前景
使用zip函数时超过5个数据 直接报错
查看源码才知道官方默认是5,因此才自己编译一下,中间踩了一些坑记录一下
一、使用环境
- jdk-11.0.14
- Apache Maven 3.8.4
二、下载源码并执行编译
#下载源码
git clone https://github.com/trinodb/trino.git
#编译 进入到源码目录里面执行 后面可以加 -X 看详细日志
./mvnw clean install -DskipTests
三、编译过程中报的错及解决方法
1. Failed to execute goal pl.project13.maven:git-commit-id-plugin:4.0.5:revision (default) on project trino-testing-services: .git directory is not found! Please specify a valid [dotGitDirectory] in your pom.xml
解决方式:
#编辑项目pom.xml文件 新增<failOnNoGitDirectory>false</failOnNoGitDirectory>
<plugin>
<groupId>pl.project13.maven</groupId>
<artifactId>git-commit-id-plugin</artifactId>
<configuration>
<failOnNoGitDirectory>false</failOnNoGitDirectory>
<runOnlyOnce>true</runOnlyOnce>
<injectAllReactorProjects>true</injectAllReactorProjects>
<offline>true</offline>
</configuration>
</plugin>
2. 一些插件导致的报错
#修改项目pom.xml文件 新增阿里云仓库源
</repositories>
<repository>
<id>aliyun</id>
<url>https://maven.aliyun.com/repository/public</url>
<releases>
<enabled>true</enabled>
</releases>
<snapshots>
<enabled>false</enabled>
</snapshots>
</repository>
</repositories>
<pluginRepositories>
<pluginRepository>
<id>aliyun-plugin</id>
<url>https://maven.aliyun.com/repository/public</url>
<releases>
<enabled>true</enabled>
</releases>
<snapshots>
<enabled>false</enabled>
</snapshots>
</pluginRepository>
</pluginRepositories>
四、编译成功
五、 运行目录及执行文件
#编译好的文件目录
trino-371/core/trino-server/target/trino-server-371
#执行文件
bin/launcher start
六、修改配置文件 跑单机测试
#需要先创建个etc文件夹
mkdir etc
#config.properties
coordinator=true
node-scheduler.include-coordinator=true(如果只是master就是false 这里只是单机测试)

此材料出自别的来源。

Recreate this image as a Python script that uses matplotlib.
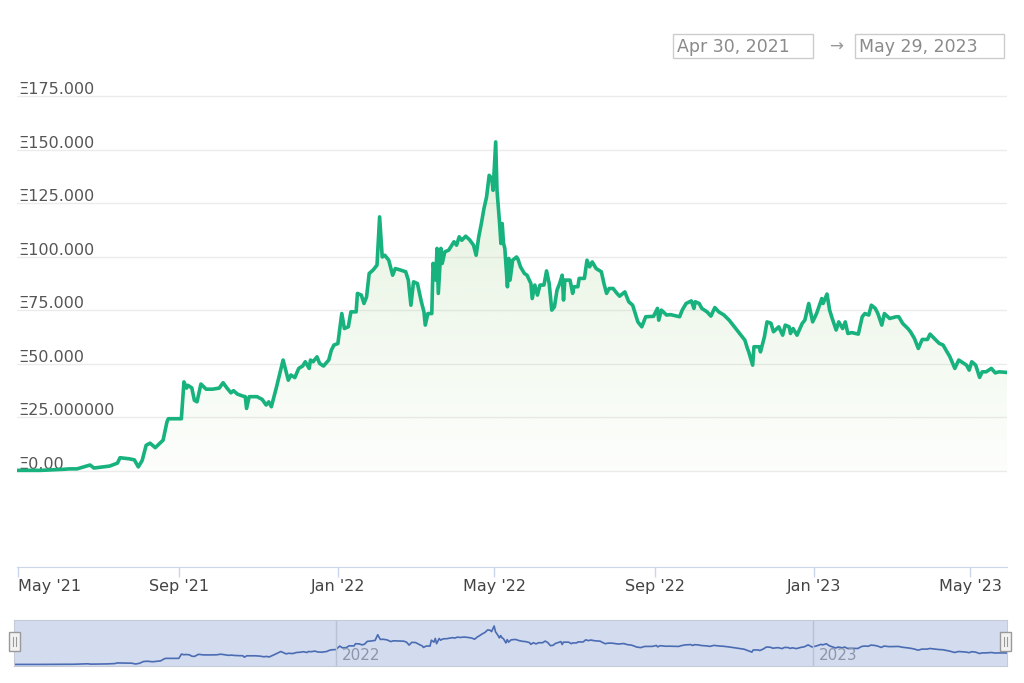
import numpy as np
import matplotlib
matplotlib.use("Agg")
import matplotlib.pyplot as plt
import matplotlib.dates as mdates
from matplotlib.patches import Rectangle

# data (days since Apr 30, 2021 -> price in ETH)
start = np.datetime64("2021-04-30")
days = [0, 18, 36, 40, 46, 56, 59, 71, 77, 79, 86, 90, 93, 96, 99, 102, 106, 112, 115, 116,
        126, 128, 130, 131, 134, 136, 138, 141, 145, 150, 155, 158, 161, 164, 166, 169, 173, 175, 176, 178,
        184, 188, 191, 193, 195, 199, 204, 208, 210, 213, 216, 219, 221, 224, 225, 227, 230, 232, 235, 239,
        241, 243, 246, 249, 251, 254, 256, 260, 261, 264, 266, 268, 270, 273, 276, 278, 280, 282, 285, 288,
        290, 294, 298, 300, 302, 304, 307, 310, 312, 313, 315, 318, 319, 321, 322, 323, 325, 326, 328, 331,
        335, 337, 339, 341, 344, 347, 350, 352, 354, 356, 358, 360, 362, 364, 365, 367, 368, 370, 371, 372,
        373, 374, 376, 377, 378, 380, 383, 384, 386, 389, 391, 394, 395, 397, 399, 401, 404, 406, 408, 410,
        412, 414, 416, 418, 419, 420, 424, 426, 427, 430, 431, 435, 437, 439, 441, 444, 448, 450, 452, 454,
        457, 460, 462, 466, 469, 472, 474, 476, 479, 482, 488, 491, 492, 494, 498, 501, 508, 510, 513, 517,
        519, 520, 523, 525, 529, 532, 535, 538, 542, 546, 550, 554, 558, 560, 561, 564, 565, 569, 570, 573,
        575, 578, 580, 584, 587, 589, 592, 593, 595, 598, 602, 604, 607, 610, 613, 617, 618, 621, 623, 625,
        628, 630, 633, 635, 637, 640, 645, 648, 650, 653, 655, 658, 660, 663, 665, 669, 674, 676, 679, 683,
        685, 688, 691, 694, 698, 700, 704, 707, 710, 713, 715, 718, 719, 722, 724, 728, 730, 732, 735, 738,
        740, 743, 747, 750, 753, 759]
price = [0.3, 0.3, 0.8, 1.0, 1.0, 2.8, 1.4, 2.3, 3.7, 6.2, 5.7, 5.2, 1.9, 5.0, 12.0, 13.0, 10.9, 14.4, 23.0, 24.4,
         24.4, 41.6, 38.7, 40.0, 38.8, 33.0, 32.3, 40.6, 38.2, 38.2, 38.7, 41.2, 38.7, 36.5, 37.5, 35.9, 35.0, 34.7, 29.2, 34.7,
         34.7, 33.4, 30.8, 32.3, 30.0, 39.3, 51.8, 42.4, 44.8, 43.6, 47.9, 49.0, 51.0, 47.9, 51.8, 51.0, 53.3, 50.2, 49.0, 51.8,
         56.4, 58.8, 59.5, 73.5, 66.5, 67.3, 74.3, 74.3, 82.9, 82.1, 78.2, 81.3, 92.2, 93.8, 96.1, 118.6, 99.9, 100.7, 98.4, 91.4,
         94.5, 93.8, 93.0, 89.1, 77.4, 88.3, 87.5, 79.0, 74.3, 68.1, 73.5, 73.5, 96.9, 89.1, 103.9, 82.9, 103.9, 96.9, 102.3, 103.1,
         107.0, 105.4, 109.3, 107.7, 109.6, 107.9, 105.4, 100.7, 109.3, 115.5, 122.5, 127.9, 138.0, 136.5, 131.0, 153.6, 131.0, 115.5, 106.2, 115.5,
         106.2, 103.9, 86.0, 99.2, 89.1, 98.4, 99.9, 99.0, 95.3, 92.2, 91.4, 87.5, 80.5, 86.8, 82.1, 86.8, 86.8, 93.4, 87.5, 75.1,
         76.6, 84.4, 87.5, 91.4, 79.8, 89.1, 89.1, 82.9, 86.0, 86.0, 89.9, 89.9, 98.4, 95.3, 97.6, 94.5, 93.0, 87.5, 82.9, 85.2,
         85.2, 82.9, 81.6, 83.6, 79.0, 77.4, 73.5, 69.6, 67.3, 72.0, 72.2, 75.9, 70.4, 75.1, 72.8, 73.0, 72.0, 75.1, 78.2, 79.4,
         75.9, 79.0, 78.2, 75.9, 74.3, 72.3, 76.3, 74.3, 72.8, 70.4, 67.3, 64.2, 61.1, 57.2, 55.6, 49.4, 58.0, 58.0, 55.6, 62.6,
         69.6, 69.0, 65.0, 67.3, 63.4, 68.1, 67.3, 64.2, 66.5, 63.4, 68.9, 70.4, 78.2, 69.6, 73.5, 80.5, 78.2, 82.6, 75.1, 71.2,
         65.8, 69.6, 66.5, 69.6, 64.2, 64.6, 63.9, 72.0, 73.5, 72.8, 77.4, 75.9, 73.5, 68.1, 73.5, 71.2, 72.0, 72.0, 68.9, 66.5,
         65.0, 61.9, 57.2, 61.4, 61.4, 63.9, 61.4, 59.6, 58.8, 55.6, 53.6, 49.4, 47.9, 51.8, 51.0, 49.4, 47.1, 51.0, 49.4, 43.7,
         46.3, 46.3, 47.9, 45.8, 46.3, 46.0]

y_ticks = [0, 25, 50, 75, 100, 125, 150, 175]
y_labels = ["Ξ0.00", "Ξ25.000000", "Ξ50.000", "Ξ75.000", "Ξ100.000", "Ξ125.000", "Ξ150.000", "Ξ175.000"]
x_ticks = ["2021-05-01", "2021-09-01", "2022-01-01", "2022-05-01", "2022-09-01", "2023-01-01", "2023-05-01"]
x_labels = ["May '21", "Sep '21", "Jan '22", "May '22", "Sep '22", "Jan '23", "May '23"]
nav_years = ["2022-01-01", "2023-01-01"]
nav_labels = ["2022", "2023"]
range_from = "Apr 30, 2021"
range_to = "May 29, 2023"

W, H = 1024, 683
plt.rcParams['font.family'] = ['DejaVu Sans']
fig = plt.figure(figsize=(W / 100, H / 100), dpi=100, facecolor="white")


def px_axes(l, t, r, b):
    return fig.add_axes([l / W, 1 - b / H, (r - l) / W, (b - t) / H])


x = mdates.date2num(start + np.array(days).astype("timedelta64[D]"))
x0 = mdates.date2num(start)
x1 = mdates.date2num(start + np.timedelta64(759, "D"))

# main chart
ax = px_axes(17, 95, 1007, 567)
for s in ["top", "left", "right"]:
    ax.spines[s].set_visible(False)
ax.spines["bottom"].set_color("#ccd6eb")
for v, lab in zip(y_ticks, y_labels):
    ax.axhline(v, color="#ebebeb", lw=1, zorder=0)
    ax.annotate(lab, xy=(0, v), xycoords=("axes fraction", "data"), xytext=(1, 1.5),
                textcoords="offset points", va="baseline", ha="left", fontsize=11.5, color="#555555")

poly = ax.fill_between(x, price, 0, color="none", lw=0)
grad = np.zeros((200, 1, 4))
grad[:, 0, 0] = 150 / 255
grad[:, 0, 1] = 205 / 255
grad[:, 0, 2] = 125 / 255
grad[:, 0, 3] = np.linspace(0.02, 0.3, 200)
im = ax.imshow(grad, extent=[x0, x1, 0, 175], aspect="auto", origin="lower", zorder=1)
im.set_clip_path(poly.get_paths()[0], ax.transData)
ax.plot(x, price, color="#17b27d", lw=2.6, solid_joinstyle="round", zorder=3)

ax.set_xlim(x0, x1)
ax.set_ylim(-44.8, 175.5)
ax.set_yticks([])
ax.set_xticks(mdates.date2num(np.array(x_ticks, dtype="datetime64[D]")))
ax.set_xticklabels(x_labels, fontsize=11.5, color="#444444")
ax.get_xticklabels()[0].set_horizontalalignment("left")
ax.tick_params(axis="x", direction="out", length=7, width=1, color="#ccd6eb", pad=2)

# date range boxes
for l, r, txt in [(673, 813, range_from), (855, 1004, range_to)]:
    fig.patches.append(Rectangle((l / W, 1 - 58 / H), (r - l) / W, 24 / H, transform=fig.transFigure,
                                 fill=False, ec="#cccccc", lw=1))
    fig.text((l + 4) / W, 1 - 46.5 / H, txt, ha="left", va="center", fontsize=12.5, color="#8a8a8a")
fig.text(836 / W, 1 - 47 / H, "→", ha="center", va="center", fontsize=12, color="#999999")

# navigator
nav = px_axes(14, 620, 1007, 666)
nav.set_facecolor("#d3dbee")
for s in nav.spines.values():
    s.set_color("#c4cad8")
nav.plot(x, price, color="#4a6cb3", lw=1.2)
for d, lab in zip(nav_years, nav_labels):
    xd = mdates.date2num(np.datetime64(d))
    nav.axvline(xd, color="#b9c1d5", lw=1)
    nav.annotate(lab, xy=(xd, 0), xycoords=("data", "axes fraction"), xytext=(4, 2),
                 textcoords="offset points", ha="left", va="bottom", fontsize=11, color="#8c95aa")
nav.set_xlim(x0, x1)
nav.set_ylim(-6, 177.5)
nav.set_xticks([])
nav.set_yticks([])

# navigator handles
for l in [9, 1000]:
    fig.patches.append(Rectangle((l / W, 1 - 651 / H), 11 / W, 19 / H, transform=fig.transFigure,
                                 fc="#f2f2f2", ec="#999999", lw=1))
    for dx in [4, 7]:
        fig.lines.append(plt.Line2D([(l + dx) / W] * 2, [1 - 646 / H, 1 - 637 / H],
                                    transform=fig.transFigure, color="#999999", lw=0.8))

fig.savefig("out.png", dpi=100, facecolor="white")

http-server.http.port=8080
query.max-memory=60GB
query.max-memory-per-node=10GB
discovery-server.enabled=true
discovery.uri=http://xxxxxx:8080
task.max-worker-threads=120
task.concurrency=16
node-scheduler.max-splits-per-node=150
node-scheduler.max-pending-splits-per-task=15
query.max-history=300
query.min-expire-age=30m
web-ui.authentication.type=fixed
web-ui.user=hadoop
#jvm.config
-server
-Xmx25G
-XX:-UseBiasedLocking
-XX:+UseG1GC
-XX:G1HeapRegionSize=32M
-XX:+ExplicitGCInvokesConcurrent
-XX:+ExitOnOutOfMemoryError
-XX:+UseGCOverheadLimit
-XX:+HeapDumpOnOutOfMemoryError
-XX:ReservedCodeCacheSize=1024M
-XX:PerMethodRecompilationCutoff=10000
-XX:PerBytecodeRecompilationCutoff=10000
-Djdk.attach.allowAttachSelf=true
-Djdk.nio.maxCachedBufferSize=4000000
# node.properties
node.environment=prod_olap
node.id=master_test
node.data-dir=/data/trino_test/data
#log.properties
io.trino=INFO
#在etc目录下创建catalog文件夹
mkdir catalog
#hive.properties hive连接测试
connector.name=hive
hive.metastore.uri=thrift://xxxxx:7004,thrift://xxxxx:7004
hive.config.resources=/usr/local/service/hadoop/etc/hadoop/core-site.xml,/usr/local/service/hadoop/etc/hadoop/hdfs-site.xml
hive.allow-drop-table=true
hive.recursive-directories=true
hive.insert-existing-partitions-behavior=OVERWRITE
hive.storage-format=PARQUET
hive.compression-codec=SNAPPY
hive.non-managed-table-writes-enabled=true
hive.translate-hive-views=true
hive.validate-bucketing=false
hive.parquet.use-column-names=false
#clickhouse.properties
connector.name=clickhouse
connection-url=jdbc:clickhouse://xxxxx:8123/
connection-user=default
connection-password=clickhouse
clickhouse.map-string-as-varchar=true